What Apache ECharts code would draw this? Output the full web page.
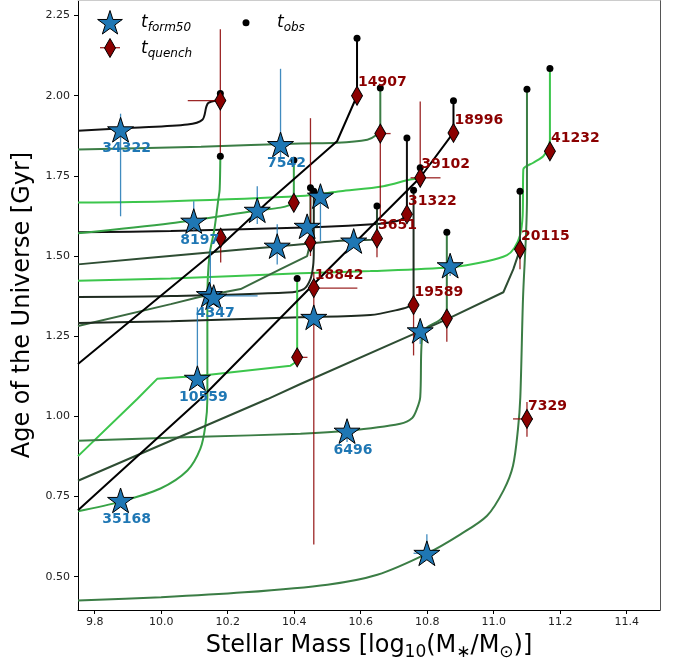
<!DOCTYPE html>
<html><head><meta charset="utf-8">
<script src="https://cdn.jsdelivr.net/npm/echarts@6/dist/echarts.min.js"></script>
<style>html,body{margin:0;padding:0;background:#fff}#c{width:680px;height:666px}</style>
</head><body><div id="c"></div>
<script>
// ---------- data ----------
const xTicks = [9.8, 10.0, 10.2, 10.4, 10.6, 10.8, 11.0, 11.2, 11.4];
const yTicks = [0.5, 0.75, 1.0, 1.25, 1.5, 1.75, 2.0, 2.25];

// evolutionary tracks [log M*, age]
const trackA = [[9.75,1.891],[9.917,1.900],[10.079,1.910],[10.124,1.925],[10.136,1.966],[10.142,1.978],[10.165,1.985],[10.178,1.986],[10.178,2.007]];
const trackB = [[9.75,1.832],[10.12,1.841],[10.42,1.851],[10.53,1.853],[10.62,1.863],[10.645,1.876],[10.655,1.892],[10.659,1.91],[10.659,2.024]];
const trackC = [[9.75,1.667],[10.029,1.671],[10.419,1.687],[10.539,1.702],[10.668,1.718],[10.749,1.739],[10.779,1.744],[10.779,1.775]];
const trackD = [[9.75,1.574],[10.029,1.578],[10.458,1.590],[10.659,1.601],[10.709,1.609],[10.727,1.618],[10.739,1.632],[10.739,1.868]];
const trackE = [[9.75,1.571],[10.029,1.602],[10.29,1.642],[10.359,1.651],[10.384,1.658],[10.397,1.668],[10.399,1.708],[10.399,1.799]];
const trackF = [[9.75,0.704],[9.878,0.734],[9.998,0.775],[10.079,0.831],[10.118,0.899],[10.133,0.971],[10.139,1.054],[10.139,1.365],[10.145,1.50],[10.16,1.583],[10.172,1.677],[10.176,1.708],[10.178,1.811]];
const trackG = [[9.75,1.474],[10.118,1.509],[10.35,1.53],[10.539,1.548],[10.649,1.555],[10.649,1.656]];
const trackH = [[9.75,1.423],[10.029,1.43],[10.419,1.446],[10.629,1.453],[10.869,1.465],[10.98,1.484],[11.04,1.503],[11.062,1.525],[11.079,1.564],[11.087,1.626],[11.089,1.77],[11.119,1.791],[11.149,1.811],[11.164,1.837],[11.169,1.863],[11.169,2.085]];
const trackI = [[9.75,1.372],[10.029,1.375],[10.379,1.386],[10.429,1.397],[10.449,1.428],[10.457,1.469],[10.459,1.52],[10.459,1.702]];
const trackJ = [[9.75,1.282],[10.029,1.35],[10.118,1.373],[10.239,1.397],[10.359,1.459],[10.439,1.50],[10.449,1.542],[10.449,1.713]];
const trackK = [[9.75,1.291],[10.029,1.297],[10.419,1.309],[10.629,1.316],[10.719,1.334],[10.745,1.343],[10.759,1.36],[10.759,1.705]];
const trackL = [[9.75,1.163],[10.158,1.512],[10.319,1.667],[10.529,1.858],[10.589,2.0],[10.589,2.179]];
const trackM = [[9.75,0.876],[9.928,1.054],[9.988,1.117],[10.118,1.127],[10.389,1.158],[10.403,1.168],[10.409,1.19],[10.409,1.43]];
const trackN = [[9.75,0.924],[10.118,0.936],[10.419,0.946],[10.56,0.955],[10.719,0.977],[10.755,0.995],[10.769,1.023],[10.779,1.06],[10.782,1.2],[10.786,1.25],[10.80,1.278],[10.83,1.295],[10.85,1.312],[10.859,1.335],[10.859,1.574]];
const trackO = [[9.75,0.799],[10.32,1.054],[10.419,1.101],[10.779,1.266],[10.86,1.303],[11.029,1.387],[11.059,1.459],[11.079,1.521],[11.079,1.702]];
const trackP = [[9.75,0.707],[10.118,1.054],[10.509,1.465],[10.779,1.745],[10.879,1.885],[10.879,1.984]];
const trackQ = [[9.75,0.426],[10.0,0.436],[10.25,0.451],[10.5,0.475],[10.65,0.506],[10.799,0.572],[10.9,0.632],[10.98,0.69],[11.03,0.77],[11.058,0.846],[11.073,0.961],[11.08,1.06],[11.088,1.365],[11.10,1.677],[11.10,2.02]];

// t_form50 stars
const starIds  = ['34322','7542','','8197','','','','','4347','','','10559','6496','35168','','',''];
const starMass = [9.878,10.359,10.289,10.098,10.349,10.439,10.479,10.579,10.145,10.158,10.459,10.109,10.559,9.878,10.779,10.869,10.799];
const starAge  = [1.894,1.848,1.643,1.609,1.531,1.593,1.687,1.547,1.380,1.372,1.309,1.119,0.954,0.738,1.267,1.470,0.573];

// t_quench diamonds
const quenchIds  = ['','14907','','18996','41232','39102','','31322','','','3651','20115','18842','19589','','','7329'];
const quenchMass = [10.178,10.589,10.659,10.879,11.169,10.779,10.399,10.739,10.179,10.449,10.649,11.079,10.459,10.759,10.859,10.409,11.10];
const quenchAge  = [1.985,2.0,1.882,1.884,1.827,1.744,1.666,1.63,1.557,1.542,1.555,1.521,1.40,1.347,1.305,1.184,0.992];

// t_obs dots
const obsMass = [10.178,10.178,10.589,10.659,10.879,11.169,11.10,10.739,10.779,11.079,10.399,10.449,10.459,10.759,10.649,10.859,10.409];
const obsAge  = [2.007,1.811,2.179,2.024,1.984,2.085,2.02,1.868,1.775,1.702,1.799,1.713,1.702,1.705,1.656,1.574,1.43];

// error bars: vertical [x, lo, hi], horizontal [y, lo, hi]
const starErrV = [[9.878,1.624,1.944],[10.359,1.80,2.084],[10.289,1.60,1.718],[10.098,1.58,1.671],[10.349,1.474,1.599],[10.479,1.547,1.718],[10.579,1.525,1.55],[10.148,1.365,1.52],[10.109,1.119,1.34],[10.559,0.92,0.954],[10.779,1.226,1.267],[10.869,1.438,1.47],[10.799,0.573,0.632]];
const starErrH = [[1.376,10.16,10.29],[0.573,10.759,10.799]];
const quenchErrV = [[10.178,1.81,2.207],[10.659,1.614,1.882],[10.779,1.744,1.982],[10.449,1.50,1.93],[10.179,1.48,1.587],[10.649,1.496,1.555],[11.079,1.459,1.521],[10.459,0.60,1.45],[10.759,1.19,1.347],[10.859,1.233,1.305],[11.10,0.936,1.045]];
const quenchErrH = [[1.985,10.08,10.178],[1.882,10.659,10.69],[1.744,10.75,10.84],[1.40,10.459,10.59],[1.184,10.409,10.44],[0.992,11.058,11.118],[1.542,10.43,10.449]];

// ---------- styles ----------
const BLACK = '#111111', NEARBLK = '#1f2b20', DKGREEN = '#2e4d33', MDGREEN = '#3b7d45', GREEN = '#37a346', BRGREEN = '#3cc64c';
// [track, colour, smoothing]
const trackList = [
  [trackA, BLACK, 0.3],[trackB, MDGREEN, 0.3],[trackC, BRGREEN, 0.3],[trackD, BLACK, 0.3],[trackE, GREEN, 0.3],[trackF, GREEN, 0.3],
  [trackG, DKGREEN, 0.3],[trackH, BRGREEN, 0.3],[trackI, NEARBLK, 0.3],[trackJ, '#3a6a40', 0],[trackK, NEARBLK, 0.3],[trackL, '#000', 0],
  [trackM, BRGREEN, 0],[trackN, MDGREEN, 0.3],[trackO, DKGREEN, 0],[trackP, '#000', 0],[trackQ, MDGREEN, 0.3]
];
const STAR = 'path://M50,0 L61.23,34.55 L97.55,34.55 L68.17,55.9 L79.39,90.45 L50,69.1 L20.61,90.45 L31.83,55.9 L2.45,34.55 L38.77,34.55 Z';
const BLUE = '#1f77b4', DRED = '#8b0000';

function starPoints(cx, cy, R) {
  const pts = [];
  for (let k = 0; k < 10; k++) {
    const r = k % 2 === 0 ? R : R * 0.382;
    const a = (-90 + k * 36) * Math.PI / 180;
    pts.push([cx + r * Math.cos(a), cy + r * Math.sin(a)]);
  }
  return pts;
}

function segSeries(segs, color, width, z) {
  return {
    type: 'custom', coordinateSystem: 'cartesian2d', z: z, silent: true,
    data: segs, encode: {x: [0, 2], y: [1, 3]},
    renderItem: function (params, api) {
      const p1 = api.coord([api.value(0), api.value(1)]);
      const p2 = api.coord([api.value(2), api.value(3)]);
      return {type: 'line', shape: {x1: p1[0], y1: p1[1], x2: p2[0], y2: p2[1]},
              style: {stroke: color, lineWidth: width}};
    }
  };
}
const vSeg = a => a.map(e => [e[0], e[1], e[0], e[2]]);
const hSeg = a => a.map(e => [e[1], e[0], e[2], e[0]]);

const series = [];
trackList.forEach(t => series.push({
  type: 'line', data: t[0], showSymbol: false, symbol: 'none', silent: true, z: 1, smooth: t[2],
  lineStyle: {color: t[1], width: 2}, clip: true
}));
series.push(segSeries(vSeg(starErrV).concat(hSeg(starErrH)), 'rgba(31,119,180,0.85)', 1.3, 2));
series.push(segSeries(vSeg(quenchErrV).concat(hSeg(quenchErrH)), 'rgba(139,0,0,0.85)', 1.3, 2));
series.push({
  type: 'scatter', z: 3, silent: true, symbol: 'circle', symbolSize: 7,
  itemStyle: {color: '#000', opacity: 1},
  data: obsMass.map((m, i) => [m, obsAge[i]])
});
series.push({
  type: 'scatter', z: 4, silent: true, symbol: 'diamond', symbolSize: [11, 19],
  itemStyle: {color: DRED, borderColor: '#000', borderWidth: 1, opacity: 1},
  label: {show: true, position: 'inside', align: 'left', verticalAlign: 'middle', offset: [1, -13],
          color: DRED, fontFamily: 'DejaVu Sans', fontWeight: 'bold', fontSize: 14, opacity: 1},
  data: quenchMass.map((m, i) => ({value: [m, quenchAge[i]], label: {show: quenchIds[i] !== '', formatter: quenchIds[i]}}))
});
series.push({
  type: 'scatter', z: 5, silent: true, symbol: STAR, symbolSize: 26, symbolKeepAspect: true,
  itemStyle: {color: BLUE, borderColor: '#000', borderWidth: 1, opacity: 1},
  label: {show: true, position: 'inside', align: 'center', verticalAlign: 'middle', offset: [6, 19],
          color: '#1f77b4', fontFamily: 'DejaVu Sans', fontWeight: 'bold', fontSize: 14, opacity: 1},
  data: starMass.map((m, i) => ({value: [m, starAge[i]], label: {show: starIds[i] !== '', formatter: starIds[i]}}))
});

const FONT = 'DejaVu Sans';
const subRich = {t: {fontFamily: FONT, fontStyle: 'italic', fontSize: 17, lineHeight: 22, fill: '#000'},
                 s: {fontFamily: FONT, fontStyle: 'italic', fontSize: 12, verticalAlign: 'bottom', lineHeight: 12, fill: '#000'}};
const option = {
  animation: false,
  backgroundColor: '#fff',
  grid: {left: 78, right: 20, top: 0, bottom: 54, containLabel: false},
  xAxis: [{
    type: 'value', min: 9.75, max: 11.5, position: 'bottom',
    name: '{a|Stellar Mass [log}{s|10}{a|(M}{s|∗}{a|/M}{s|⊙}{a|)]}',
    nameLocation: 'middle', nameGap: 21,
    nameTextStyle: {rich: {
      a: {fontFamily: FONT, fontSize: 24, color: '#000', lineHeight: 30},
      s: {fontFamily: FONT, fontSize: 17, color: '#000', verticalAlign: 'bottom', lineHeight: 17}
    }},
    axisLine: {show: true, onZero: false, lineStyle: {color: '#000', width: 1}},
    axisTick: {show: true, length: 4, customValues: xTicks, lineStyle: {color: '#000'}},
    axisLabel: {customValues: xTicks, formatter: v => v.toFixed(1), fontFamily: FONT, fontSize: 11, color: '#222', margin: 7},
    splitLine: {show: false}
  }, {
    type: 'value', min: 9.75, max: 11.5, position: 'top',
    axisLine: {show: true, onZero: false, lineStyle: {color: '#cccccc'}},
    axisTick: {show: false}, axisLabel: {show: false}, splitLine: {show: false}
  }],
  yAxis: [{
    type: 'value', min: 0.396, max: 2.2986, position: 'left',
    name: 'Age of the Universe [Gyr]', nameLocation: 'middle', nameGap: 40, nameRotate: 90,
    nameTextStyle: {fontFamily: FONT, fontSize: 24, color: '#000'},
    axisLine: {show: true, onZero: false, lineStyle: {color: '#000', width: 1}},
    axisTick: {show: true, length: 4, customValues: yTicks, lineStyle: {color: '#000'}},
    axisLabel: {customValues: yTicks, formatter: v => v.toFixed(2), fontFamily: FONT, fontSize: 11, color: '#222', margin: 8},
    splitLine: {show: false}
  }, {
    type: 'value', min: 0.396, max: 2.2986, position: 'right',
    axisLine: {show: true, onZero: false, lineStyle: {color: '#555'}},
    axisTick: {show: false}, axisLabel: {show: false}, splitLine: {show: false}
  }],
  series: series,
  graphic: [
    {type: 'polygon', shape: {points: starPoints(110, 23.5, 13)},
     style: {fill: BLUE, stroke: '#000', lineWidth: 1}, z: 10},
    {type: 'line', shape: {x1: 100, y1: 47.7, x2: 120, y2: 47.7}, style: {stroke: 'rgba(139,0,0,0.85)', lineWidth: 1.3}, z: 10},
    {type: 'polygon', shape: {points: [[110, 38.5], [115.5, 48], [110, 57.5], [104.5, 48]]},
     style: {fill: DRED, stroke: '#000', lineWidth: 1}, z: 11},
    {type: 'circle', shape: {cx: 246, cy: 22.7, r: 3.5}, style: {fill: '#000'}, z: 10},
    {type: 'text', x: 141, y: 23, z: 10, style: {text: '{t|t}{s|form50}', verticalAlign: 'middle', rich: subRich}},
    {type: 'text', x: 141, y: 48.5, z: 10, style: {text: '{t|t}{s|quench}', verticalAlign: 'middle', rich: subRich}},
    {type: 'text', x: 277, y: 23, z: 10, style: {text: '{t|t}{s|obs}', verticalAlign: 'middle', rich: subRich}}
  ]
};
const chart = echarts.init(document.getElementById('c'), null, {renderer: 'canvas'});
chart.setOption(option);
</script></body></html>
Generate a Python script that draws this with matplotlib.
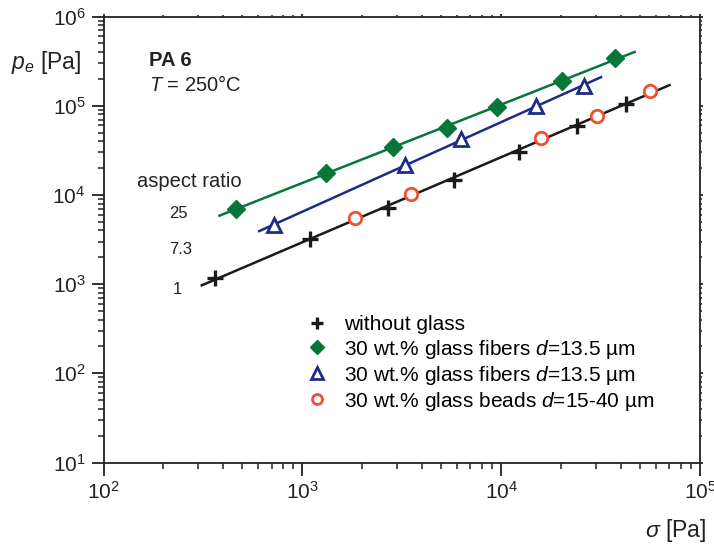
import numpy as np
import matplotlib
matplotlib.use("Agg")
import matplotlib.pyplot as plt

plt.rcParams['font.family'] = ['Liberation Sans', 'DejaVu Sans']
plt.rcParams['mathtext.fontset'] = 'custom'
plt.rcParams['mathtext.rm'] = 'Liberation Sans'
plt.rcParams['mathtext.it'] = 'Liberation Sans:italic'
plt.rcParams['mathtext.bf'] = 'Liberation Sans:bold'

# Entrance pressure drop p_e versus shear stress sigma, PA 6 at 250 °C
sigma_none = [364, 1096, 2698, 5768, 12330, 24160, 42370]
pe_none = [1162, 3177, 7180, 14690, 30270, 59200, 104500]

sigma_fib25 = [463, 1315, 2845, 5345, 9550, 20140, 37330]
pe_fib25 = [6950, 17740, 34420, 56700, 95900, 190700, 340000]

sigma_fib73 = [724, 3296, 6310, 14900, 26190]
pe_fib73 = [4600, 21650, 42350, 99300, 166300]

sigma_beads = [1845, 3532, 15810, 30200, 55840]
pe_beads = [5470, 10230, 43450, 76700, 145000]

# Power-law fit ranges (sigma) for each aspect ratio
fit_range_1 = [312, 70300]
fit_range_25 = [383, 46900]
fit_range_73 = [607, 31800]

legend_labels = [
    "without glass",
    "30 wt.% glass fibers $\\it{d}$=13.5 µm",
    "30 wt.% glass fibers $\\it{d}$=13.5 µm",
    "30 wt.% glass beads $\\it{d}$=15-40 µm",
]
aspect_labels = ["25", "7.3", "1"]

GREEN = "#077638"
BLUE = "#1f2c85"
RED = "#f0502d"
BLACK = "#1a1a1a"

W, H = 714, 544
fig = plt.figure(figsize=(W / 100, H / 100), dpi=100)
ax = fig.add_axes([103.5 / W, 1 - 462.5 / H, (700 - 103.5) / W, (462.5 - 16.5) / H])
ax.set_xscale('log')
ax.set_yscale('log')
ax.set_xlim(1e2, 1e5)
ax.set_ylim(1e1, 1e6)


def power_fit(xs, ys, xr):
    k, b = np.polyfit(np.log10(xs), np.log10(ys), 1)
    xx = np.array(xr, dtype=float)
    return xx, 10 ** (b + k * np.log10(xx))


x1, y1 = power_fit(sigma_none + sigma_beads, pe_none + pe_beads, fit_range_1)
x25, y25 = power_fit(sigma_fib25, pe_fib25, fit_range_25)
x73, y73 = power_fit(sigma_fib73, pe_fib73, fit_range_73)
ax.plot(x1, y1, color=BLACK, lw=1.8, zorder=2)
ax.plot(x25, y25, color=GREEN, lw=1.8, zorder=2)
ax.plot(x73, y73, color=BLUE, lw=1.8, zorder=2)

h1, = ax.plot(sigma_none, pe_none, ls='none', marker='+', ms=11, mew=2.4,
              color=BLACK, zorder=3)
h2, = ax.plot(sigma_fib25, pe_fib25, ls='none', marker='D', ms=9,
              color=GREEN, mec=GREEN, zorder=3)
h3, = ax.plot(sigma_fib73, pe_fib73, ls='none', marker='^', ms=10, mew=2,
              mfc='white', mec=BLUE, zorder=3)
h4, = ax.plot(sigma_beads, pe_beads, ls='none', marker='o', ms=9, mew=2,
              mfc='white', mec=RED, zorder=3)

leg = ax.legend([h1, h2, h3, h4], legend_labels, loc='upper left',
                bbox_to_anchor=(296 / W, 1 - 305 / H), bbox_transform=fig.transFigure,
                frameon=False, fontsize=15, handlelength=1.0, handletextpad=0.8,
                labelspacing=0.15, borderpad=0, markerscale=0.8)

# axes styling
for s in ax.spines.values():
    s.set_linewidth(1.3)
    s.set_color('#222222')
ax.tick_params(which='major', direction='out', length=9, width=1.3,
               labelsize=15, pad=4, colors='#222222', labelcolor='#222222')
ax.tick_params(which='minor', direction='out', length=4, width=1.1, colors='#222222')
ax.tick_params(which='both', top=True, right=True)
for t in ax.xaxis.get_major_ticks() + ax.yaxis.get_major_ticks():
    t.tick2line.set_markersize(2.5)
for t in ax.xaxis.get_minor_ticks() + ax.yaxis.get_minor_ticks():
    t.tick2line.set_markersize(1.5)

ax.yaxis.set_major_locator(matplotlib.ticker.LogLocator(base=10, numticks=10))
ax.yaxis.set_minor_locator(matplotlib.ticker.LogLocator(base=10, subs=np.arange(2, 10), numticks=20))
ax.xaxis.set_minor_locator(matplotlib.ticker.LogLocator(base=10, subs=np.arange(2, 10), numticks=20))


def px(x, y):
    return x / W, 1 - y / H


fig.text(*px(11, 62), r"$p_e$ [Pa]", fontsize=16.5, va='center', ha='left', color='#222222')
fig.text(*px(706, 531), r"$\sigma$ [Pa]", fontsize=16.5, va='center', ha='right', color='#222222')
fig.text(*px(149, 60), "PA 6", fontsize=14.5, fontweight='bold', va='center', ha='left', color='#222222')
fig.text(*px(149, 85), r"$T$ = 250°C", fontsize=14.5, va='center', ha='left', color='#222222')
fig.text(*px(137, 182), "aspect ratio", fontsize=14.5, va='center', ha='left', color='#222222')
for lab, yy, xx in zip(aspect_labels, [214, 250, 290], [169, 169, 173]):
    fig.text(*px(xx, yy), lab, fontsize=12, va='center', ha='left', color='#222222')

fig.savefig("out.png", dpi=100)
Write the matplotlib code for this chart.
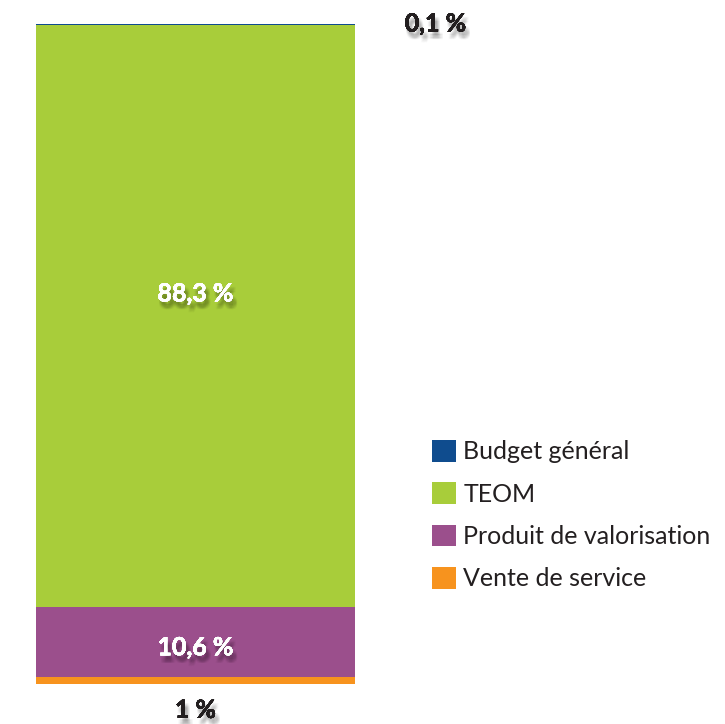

______

• **DIRECTIONS FOR THIS TASK**: Restate the lines of the records exactly, starting at the first and stopping after the line with "const yTicks = [0.5, 0.75, 1.0, 1.25, 1.5, 1.75, 2.0, 2.25];". Leave out any picture.

• **RESPONSE TO THIS EXERCISE**:
What Apache ECharts code would draw this? Output the full web page.
<!DOCTYPE html>
<html><head><meta charset="utf-8">
<script src="https://cdn.jsdelivr.net/npm/echarts@6/dist/echarts.min.js"></script>
<style>html,body{margin:0;padding:0;background:#fff}#c{width:680px;height:666px}</style>
</head><body><div id="c"></div>
<script>
// ---------- data ----------
const xTicks = [9.8, 10.0, 10.2, 10.4, 10.6, 10.8, 11.0, 11.2, 11.4];
const yTicks = [0.5, 0.75, 1.0, 1.25, 1.5, 1.75, 2.0, 2.25];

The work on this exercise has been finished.